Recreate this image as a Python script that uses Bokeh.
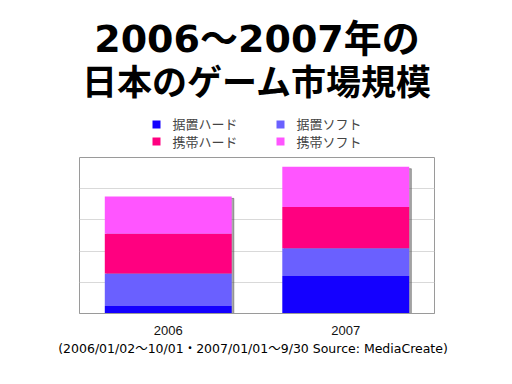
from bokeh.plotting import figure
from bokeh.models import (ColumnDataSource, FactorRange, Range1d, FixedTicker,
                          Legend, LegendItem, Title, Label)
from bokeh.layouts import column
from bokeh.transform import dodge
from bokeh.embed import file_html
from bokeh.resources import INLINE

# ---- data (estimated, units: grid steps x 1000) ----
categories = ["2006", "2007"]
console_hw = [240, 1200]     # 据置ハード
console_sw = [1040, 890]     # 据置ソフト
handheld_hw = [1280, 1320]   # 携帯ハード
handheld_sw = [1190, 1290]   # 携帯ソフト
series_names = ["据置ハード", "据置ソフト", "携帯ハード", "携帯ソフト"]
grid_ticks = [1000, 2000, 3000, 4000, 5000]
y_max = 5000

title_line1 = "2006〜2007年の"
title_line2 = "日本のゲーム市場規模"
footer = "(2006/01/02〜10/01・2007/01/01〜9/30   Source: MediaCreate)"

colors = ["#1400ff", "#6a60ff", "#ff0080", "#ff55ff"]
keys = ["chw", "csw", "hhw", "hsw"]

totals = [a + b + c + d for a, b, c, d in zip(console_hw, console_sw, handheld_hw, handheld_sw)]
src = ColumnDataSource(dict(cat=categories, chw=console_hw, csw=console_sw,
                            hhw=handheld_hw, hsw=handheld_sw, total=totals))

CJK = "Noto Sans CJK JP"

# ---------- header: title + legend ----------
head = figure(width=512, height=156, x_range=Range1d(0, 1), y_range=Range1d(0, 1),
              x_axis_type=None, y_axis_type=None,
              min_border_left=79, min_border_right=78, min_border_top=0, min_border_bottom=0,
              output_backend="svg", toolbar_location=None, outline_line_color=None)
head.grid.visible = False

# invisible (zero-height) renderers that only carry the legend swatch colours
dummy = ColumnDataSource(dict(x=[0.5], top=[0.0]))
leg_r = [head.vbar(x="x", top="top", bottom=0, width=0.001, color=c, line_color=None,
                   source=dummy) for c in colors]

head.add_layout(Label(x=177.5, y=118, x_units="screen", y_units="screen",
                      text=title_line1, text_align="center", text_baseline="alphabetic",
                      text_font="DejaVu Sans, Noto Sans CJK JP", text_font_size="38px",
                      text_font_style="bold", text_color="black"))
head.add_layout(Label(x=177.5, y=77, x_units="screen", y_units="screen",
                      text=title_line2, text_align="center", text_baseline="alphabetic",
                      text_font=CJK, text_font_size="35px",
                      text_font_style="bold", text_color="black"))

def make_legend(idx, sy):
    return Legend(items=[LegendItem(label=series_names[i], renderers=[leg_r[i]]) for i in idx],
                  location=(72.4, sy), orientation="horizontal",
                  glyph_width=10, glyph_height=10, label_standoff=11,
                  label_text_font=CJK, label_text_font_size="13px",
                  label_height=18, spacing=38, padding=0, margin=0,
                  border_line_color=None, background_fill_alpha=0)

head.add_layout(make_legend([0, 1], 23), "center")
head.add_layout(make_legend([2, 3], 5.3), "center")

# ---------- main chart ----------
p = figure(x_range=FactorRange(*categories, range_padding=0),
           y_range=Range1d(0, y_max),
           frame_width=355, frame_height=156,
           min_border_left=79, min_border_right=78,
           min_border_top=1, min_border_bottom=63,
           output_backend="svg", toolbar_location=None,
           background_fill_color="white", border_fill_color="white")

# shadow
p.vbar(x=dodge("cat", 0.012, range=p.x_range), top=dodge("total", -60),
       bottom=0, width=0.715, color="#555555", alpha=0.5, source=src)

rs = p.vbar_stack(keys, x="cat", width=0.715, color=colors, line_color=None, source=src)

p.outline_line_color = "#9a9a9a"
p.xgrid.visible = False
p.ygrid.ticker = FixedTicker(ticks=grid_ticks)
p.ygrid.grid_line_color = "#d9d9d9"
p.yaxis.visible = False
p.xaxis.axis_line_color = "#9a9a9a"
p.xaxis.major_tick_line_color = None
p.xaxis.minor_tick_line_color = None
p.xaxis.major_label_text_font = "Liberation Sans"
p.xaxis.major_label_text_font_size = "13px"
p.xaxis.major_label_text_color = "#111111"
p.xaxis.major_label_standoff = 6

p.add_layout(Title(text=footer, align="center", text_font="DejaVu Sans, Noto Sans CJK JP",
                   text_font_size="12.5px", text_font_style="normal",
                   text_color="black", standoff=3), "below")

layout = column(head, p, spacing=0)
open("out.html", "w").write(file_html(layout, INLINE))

-- Your goal --
Leave out the pictures and repeat exactly the lines from the start of the material through the line that contains "from bokeh.resources import INLINE", both included.

-- Answer for this exercise --
Recreate this image as a Python script that uses Bokeh.
from bokeh.plotting import figure
from bokeh.models import (ColumnDataSource, FactorRange, Range1d, FixedTicker,
                          Legend, LegendItem, Title, Label)
from bokeh.layouts import column
from bokeh.transform import dodge
from bokeh.embed import file_html
from bokeh.resources import INLINE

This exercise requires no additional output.